At the recent TechStars Demo Day, Gary Vaynerchuk spoke about his concern with the current trend of celebrating the startups who raise money.
It’s easy to understand why the media, investors, and us all as individuals in the startup/tech world tend to focus on the stories of fundraising and hot startups. It’s positive, exciting, and it fuels the dreams of so many involved.
Gary’s point seems to be that we should celebrate the startup that knows how to make money instead of raise money. It’s a good point, but I think when startups make money at scale that’s celebrated quite a bit by everyone.
The problem I see is that these stories paint a picture that everything is great out there in startup-land, it’s easy to raise money, and that if you follow some simple steps you can also raise money and get on Techcrunch.

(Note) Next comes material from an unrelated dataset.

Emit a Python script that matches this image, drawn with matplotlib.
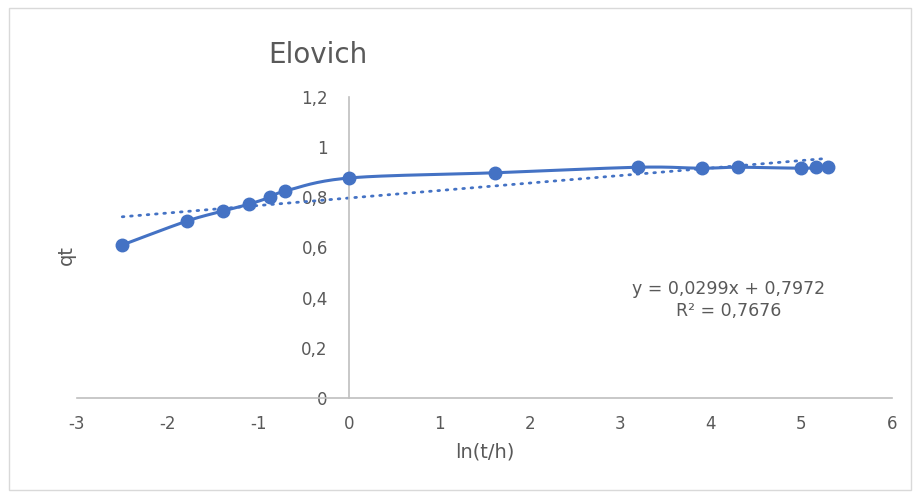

Besides the inaccurate picture that’s painted, there’s frankly not much to be learned from hearing about a hot startup with a strong team, that’s executed their product well, and raised money from A+ investors. While it’s a feel good story, there’s not much in that story that’s easy to learn from or duplicate.
Where there is something to be learned is from the startups that aren’t making it. The startups who are not finding product/market fit, the ones who can’t raise money, who are having team problems, or are failing for some other reason.
I’ve learned far more from the few startup postmortems that founders have posted than I’ve learned from the thousands of “Startup X raises investment” stories that have been published this year.
These stories are somewhat hard to find, as founders are often less excited to publicly talk about their failures. However, it’s also because there is no publication that’s really giving these companies and founders a voice.
The solution is a blog that specifically covers startups that have failed, are currently struggling, or that were on their way down before pivoting to find success. This isn’t meant to be a site that gossips or mocks these startups like F—edcompany.com did back in 2000, but one that seeks to pull out the lessons to be learned and positive experiences that can be drawn from them.
I’m tempted to start such a blog, but I’m busy working on my own company and don’t need the additional distraction. Who’s up for building a publication that could be very valuable for the good of the tech world?